Okay, one more, a quick one. This on happened in New Zealand. Frank and I had just arrived in Wellington from the Ferry and hadn't yet rented a car. So we shared a taxi van with several other travelers and set off to deliver all of us to our respective destinations.
Frank and I had been availing ourselves of farm stays and home stays and had arranged with an older woman named Sylvia. She had shared with us on the phone that she was looking for a way to make a little more income and thought she'd try opening her home to visitors. We were to be her first guests.

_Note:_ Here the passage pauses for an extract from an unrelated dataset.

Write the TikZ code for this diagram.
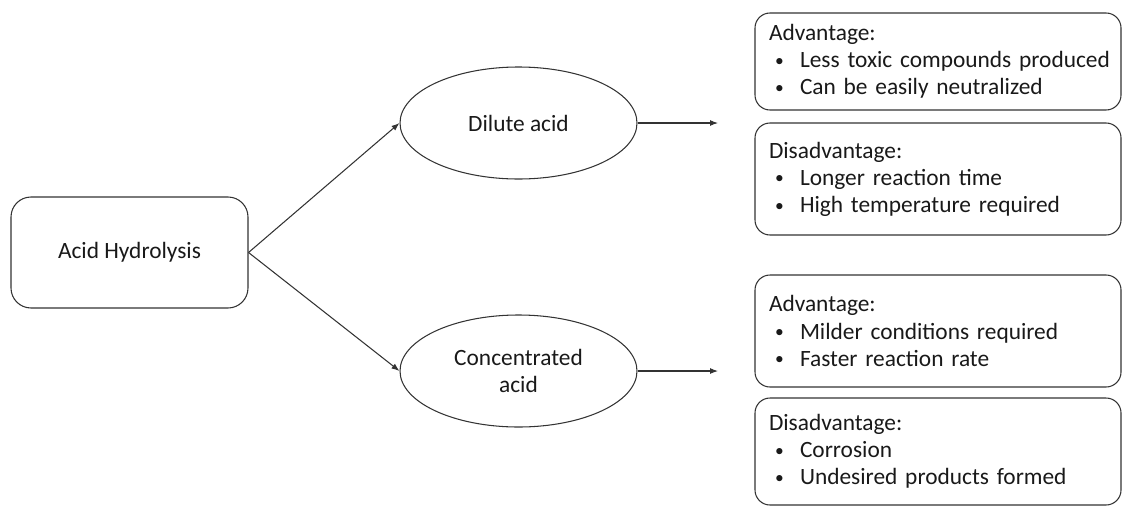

As the cabby and I were busy rearranging and unloading bags from his trailer onto the sidewalk, Frank, alternating with a stately elder gentleman, were shuttling our bags up to the front door of the house. The man smiled and murmured a few words in my direction as he gathered up our things and I looked forward to being properly introduced at the door, once we were all ready to go in. When I got there, I was cordially greeted by Sylvia and she showed us to our room. Frank went with her to see the rest of the house as I excused myself to briefly freshen up. Before I had made ready to leave the room, Frank returned and said that the place was very nice and that Sylvia loved tennis and was in the middle of watching a game. I asked how her husband was and if Frank had enjoyed meeting him. He said, "No, Sylvia shared that her husband is dead. He and their two teen-aged children died in a car crash late one night the previous year." I said, "Well, who was that man then?" Frank asked "What man?" I went on, "The older gentleman who was collecting our bags." Frank said he hadn't seen anyone. He went on to say that Sylvia had shown him a photo of her family. It was up in the kitchen. I went up and there he was, smiling at me with Sylvia and their two children by his side.
I suddenly knew that being as we were her first in-home-guests, he had come to make sure that all was well before she embarked on this new venture. Frank and I had apparently passed his purview and were welcomed by him into their home.
With love, only love, a very Happy Halloween, Dia de los Muertos and All Saints Day to each of you.